Embattled publishing company Conde Nast has hired McKinsey & Co. to help the publisher look at its options as its advertising revenue shrinks at a alarming rates. According to MediaPost the goal of retaining the consulting firm is to evaluate the company from top to bottom. “This is a considerable and complicated task, forcing us to rethink the way we do business in many instances and incorporate efficiencies in every step of our process,” CEO Chuck Townsend said.
Whether Conde Nast takes the advice, these are some of the things McKinsey is likely to say.
The New Yorker is not a weekly magazine. It may be published weekly, but it will only run about 1,200 ad pages this year. It is in a class of large national weeklies including Time, Newsweek, and The Economist, that are suffering from 20% to 40% attrition in their ad volume so far in 2009. Through its July 20 issue, The New Yorker’s ad pages are off 28%. A great deal of its content is not time sensitive as it is in newsweeklies. It is time for the publication to become fortnightly.

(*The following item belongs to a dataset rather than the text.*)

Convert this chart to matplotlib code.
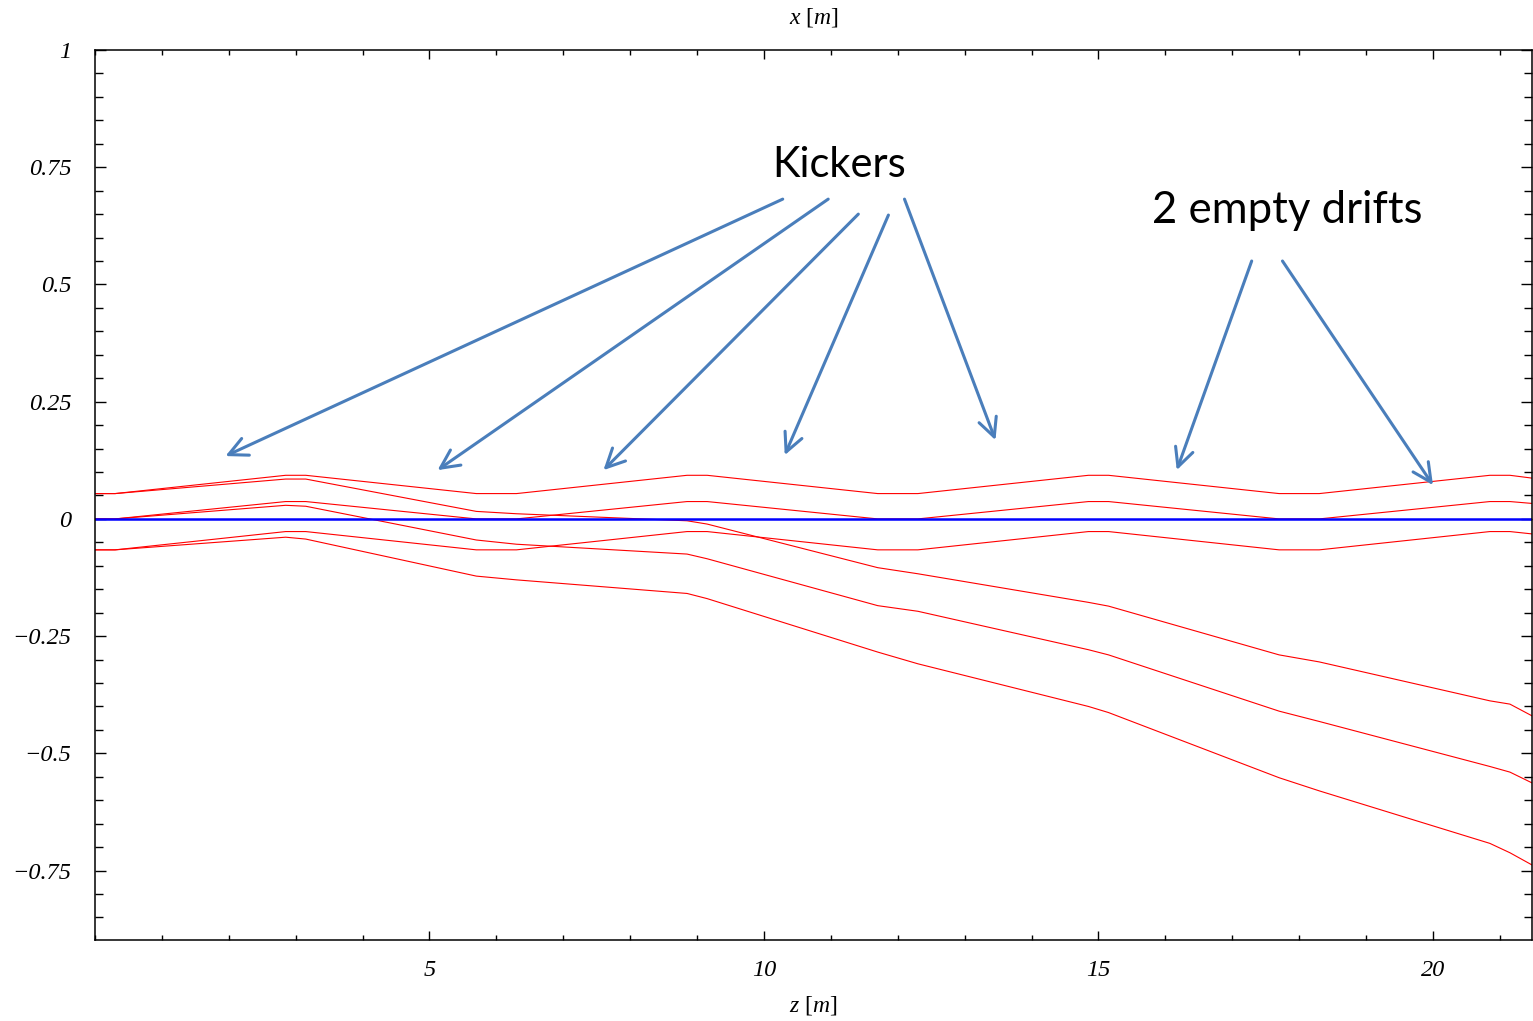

Wired is an online magazine with a failing print edition. Wired’s ad pages are down 44% through its August issue. The content of the publication makes it a perfect online product. According to online audience measurement firm Compete, Wired.com had 6.4 million unique visitors in June. PC Magazine killed its print edition. It’s time for Wired to do the same.
Conde Nast needs to be more successful online. The major portals the company has created–Style.com, Epicurious.com, and Concierge.com–all have small online presences. Compete shows Epicurious with less than 1.8 million unique visitors in June. Style.com had 675,000 for the same month. Concierge had 430,000. Even if those numbers are off by a factor of five times, they are much too small. With marketing revenue moving online and out of print, Conde Nast is well behind most other large publishers in exploiting the internet by using its premium content.
Finally, some of the brands are going to have to be closed. Gourmet ad pages are down 43% through the first eight months of the year. Stablemate Bon Appetite is doing better. Architectural Digest ad pages are off 49% for the same period. Spending on luxury homes and decor may not come back for years.
Conde Nast is going to have to be rebuilt around a few core brands: Vogue, Glamour, Allure, GQ, Vanity Fair, Bon Appetite, and The New Yorker as well as their online counterparts. That will require far fewer people which means substantial staff cuts.